__Raw data__:
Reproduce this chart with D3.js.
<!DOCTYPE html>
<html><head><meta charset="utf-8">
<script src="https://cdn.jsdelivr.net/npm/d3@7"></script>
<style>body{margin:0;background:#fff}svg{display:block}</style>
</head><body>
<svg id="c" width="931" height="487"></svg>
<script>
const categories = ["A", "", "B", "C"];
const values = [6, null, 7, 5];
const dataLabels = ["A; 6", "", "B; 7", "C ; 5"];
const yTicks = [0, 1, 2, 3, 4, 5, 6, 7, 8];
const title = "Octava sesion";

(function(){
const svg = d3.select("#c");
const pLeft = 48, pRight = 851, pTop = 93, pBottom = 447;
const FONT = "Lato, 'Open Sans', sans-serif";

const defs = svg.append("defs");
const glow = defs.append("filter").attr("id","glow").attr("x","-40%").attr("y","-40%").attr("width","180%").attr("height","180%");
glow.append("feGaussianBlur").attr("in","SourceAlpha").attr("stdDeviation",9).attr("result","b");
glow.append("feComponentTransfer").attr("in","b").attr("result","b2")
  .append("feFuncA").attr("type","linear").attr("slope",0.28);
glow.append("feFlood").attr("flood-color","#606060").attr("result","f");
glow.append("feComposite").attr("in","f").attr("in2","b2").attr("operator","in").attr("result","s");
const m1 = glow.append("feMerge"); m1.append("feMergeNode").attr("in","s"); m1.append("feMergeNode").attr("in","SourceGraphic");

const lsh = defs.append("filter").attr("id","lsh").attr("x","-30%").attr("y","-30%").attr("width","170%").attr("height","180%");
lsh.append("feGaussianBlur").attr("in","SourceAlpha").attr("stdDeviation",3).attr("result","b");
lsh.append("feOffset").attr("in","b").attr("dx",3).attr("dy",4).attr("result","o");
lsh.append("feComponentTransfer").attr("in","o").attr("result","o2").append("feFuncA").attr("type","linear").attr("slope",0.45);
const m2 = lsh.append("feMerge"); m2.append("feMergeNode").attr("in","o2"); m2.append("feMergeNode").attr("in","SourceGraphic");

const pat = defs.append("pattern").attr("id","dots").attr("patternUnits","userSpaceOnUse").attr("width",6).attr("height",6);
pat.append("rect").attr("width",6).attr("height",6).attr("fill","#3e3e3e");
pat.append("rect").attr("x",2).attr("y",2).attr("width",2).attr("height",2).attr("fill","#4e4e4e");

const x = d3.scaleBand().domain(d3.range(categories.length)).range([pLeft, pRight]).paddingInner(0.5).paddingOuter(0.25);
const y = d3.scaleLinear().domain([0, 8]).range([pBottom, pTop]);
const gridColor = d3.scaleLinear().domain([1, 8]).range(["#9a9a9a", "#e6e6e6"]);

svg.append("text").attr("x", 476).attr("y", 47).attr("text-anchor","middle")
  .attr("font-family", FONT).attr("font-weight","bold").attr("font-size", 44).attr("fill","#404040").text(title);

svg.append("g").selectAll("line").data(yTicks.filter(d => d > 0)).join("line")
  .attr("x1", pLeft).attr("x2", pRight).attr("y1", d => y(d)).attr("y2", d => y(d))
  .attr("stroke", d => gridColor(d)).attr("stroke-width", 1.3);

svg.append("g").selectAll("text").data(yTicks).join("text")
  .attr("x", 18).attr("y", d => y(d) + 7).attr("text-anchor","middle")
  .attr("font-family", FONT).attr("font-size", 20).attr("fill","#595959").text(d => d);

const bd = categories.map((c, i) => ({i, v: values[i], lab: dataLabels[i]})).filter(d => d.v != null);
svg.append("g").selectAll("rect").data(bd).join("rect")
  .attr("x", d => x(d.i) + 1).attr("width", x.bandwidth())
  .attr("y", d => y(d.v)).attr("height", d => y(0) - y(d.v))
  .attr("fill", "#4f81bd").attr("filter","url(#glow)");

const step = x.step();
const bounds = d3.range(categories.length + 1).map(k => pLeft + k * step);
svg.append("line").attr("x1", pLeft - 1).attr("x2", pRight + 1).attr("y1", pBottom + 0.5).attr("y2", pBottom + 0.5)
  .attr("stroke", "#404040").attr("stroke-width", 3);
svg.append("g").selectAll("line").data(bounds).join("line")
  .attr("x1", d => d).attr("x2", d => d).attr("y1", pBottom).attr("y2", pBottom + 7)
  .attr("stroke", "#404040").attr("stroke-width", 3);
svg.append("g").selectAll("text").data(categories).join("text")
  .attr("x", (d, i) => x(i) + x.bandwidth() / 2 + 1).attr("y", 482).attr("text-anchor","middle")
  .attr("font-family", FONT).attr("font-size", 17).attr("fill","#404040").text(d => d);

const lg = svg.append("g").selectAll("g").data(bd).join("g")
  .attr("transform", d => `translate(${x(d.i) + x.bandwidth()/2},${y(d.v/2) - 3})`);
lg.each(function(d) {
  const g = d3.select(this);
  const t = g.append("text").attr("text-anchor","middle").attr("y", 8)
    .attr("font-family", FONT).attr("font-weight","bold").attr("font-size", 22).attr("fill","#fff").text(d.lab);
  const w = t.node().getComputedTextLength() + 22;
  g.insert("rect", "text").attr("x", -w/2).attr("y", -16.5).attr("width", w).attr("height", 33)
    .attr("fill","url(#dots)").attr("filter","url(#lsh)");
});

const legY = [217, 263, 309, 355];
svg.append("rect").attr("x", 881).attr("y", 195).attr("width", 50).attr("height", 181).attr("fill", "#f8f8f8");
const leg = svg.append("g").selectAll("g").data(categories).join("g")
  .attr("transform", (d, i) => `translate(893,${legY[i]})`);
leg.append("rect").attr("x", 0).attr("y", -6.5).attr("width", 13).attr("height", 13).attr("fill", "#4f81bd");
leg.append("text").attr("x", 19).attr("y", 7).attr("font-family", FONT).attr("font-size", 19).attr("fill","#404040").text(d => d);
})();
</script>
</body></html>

__Aim of the task__:
Would you give the material above again, complete and exact?

__Exercise solution__:
Reproduce this chart with D3.js.
<!DOCTYPE html>
<html><head><meta charset="utf-8">
<script src="https://cdn.jsdelivr.net/npm/d3@7"></script>
<style>body{margin:0;background:#fff}svg{display:block}</style>
</head><body>
<svg id="c" width="931" height="487"></svg>
<script>
const categories = ["A", "", "B", "C"];
const values = [6, null, 7, 5];
const dataLabels = ["A; 6", "", "B; 7", "C ; 5"];
const yTicks = [0, 1, 2, 3, 4, 5, 6, 7, 8];
const title = "Octava sesion";

(function(){
const svg = d3.select("#c");
const pLeft = 48, pRight = 851, pTop = 93, pBottom = 447;
const FONT = "Lato, 'Open Sans', sans-serif";

const defs = svg.append("defs");
const glow = defs.append("filter").attr("id","glow").attr("x","-40%").attr("y","-40%").attr("width","180%").attr("height","180%");
glow.append("feGaussianBlur").attr("in","SourceAlpha").attr("stdDeviation",9).attr("result","b");
glow.append("feComponentTransfer").attr("in","b").attr("result","b2")
  .append("feFuncA").attr("type","linear").attr("slope",0.28);
glow.append("feFlood").attr("flood-color","#606060").attr("result","f");
glow.append("feComposite").attr("in","f").attr("in2","b2").attr("operator","in").attr("result","s");
const m1 = glow.append("feMerge"); m1.append("feMergeNode").attr("in","s"); m1.append("feMergeNode").attr("in","SourceGraphic");

const lsh = defs.append("filter").attr("id","lsh").attr("x","-30%").attr("y","-30%").attr("width","170%").attr("height","180%");
lsh.append("feGaussianBlur").attr("in","SourceAlpha").attr("stdDeviation",3).attr("result","b");
lsh.append("feOffset").attr("in","b").attr("dx",3).attr("dy",4).attr("result","o");
lsh.append("feComponentTransfer").attr("in","o").attr("result","o2").append("feFuncA").attr("type","linear").attr("slope",0.45);
const m2 = lsh.append("feMerge"); m2.append("feMergeNode").attr("in","o2"); m2.append("feMergeNode").attr("in","SourceGraphic");

const pat = defs.append("pattern").attr("id","dots").attr("patternUnits","userSpaceOnUse").attr("width",6).attr("height",6);
pat.append("rect").attr("width",6).attr("height",6).attr("fill","#3e3e3e");
pat.append("rect").attr("x",2).attr("y",2).attr("width",2).attr("height",2).attr("fill","#4e4e4e");

const x = d3.scaleBand().domain(d3.range(categories.length)).range([pLeft, pRight]).paddingInner(0.5).paddingOuter(0.25);
const y = d3.scaleLinear().domain([0, 8]).range([pBottom, pTop]);
const gridColor = d3.scaleLinear().domain([1, 8]).range(["#9a9a9a", "#e6e6e6"]);

svg.append("text").attr("x", 476).attr("y", 47).attr("text-anchor","middle")
  .attr("font-family", FONT).attr("font-weight","bold").attr("font-size", 44).attr("fill","#404040").text(title);

svg.append("g").selectAll("line").data(yTicks.filter(d => d > 0)).join("line")
  .attr("x1", pLeft).attr("x2", pRight).attr("y1", d => y(d)).attr("y2", d => y(d))
  .attr("stroke", d => gridColor(d)).attr("stroke-width", 1.3);

svg.append("g").selectAll("text").data(yTicks).join("text")
  .attr("x", 18).attr("y", d => y(d) + 7).attr("text-anchor","middle")
  .attr("font-family", FONT).attr("font-size", 20).attr("fill","#595959").text(d => d);

const bd = categories.map((c, i) => ({i, v: values[i], lab: dataLabels[i]})).filter(d => d.v != null);
svg.append("g").selectAll("rect").data(bd).join("rect")
  .attr("x", d => x(d.i) + 1).attr("width", x.bandwidth())
  .attr("y", d => y(d.v)).attr("height", d => y(0) - y(d.v))
  .attr("fill", "#4f81bd").attr("filter","url(#glow)");

const step = x.step();
const bounds = d3.range(categories.length + 1).map(k => pLeft + k * step);
svg.append("line").attr("x1", pLeft - 1).attr("x2", pRight + 1).attr("y1", pBottom + 0.5).attr("y2", pBottom + 0.5)
  .attr("stroke", "#404040").attr("stroke-width", 3);
svg.append("g").selectAll("line").data(bounds).join("line")
  .attr("x1", d => d).attr("x2", d => d).attr("y1", pBottom).attr("y2", pBottom + 7)
  .attr("stroke", "#404040").attr("stroke-width", 3);
svg.append("g").selectAll("text").data(categories).join("text")
  .attr("x", (d, i) => x(i) + x.bandwidth() / 2 + 1).attr("y", 482).attr("text-anchor","middle")
  .attr("font-family", FONT).attr("font-size", 17).attr("fill","#404040").text(d => d);

const lg = svg.append("g").selectAll("g").data(bd).join("g")
  .attr("transform", d => `translate(${x(d.i) + x.bandwidth()/2},${y(d.v/2) - 3})`);
lg.each(function(d) {
  const g = d3.select(this);
  const t = g.append("text").attr("text-anchor","middle").attr("y", 8)
    .attr("font-family", FONT).attr("font-weight","bold").attr("font-size", 22).attr("fill","#fff").text(d.lab);
  const w = t.node().getComputedTextLength() + 22;
  g.insert("rect", "text").attr("x", -w/2).attr("y", -16.5).attr("width", w).attr("height", 33)
    .attr("fill","url(#dots)").attr("filter","url(#lsh)");
});

const legY = [217, 263, 309, 355];
svg.append("rect").attr("x", 881).attr("y", 195).attr("width", 50).attr("height", 181).attr("fill", "#f8f8f8");
const leg = svg.append("g").selectAll("g").data(categories).join("g")
  .attr("transform", (d, i) => `translate(893,${legY[i]})`);
leg.append("rect").attr("x", 0).attr("y", -6.5).attr("width", 13).attr("height", 13).attr("fill", "#4f81bd");
leg.append("text").attr("x", 19).attr("y", 7).attr("font-family", FONT).attr("font-size", 19).attr("fill","#404040").text(d => d);
})();
</script>
</body></html>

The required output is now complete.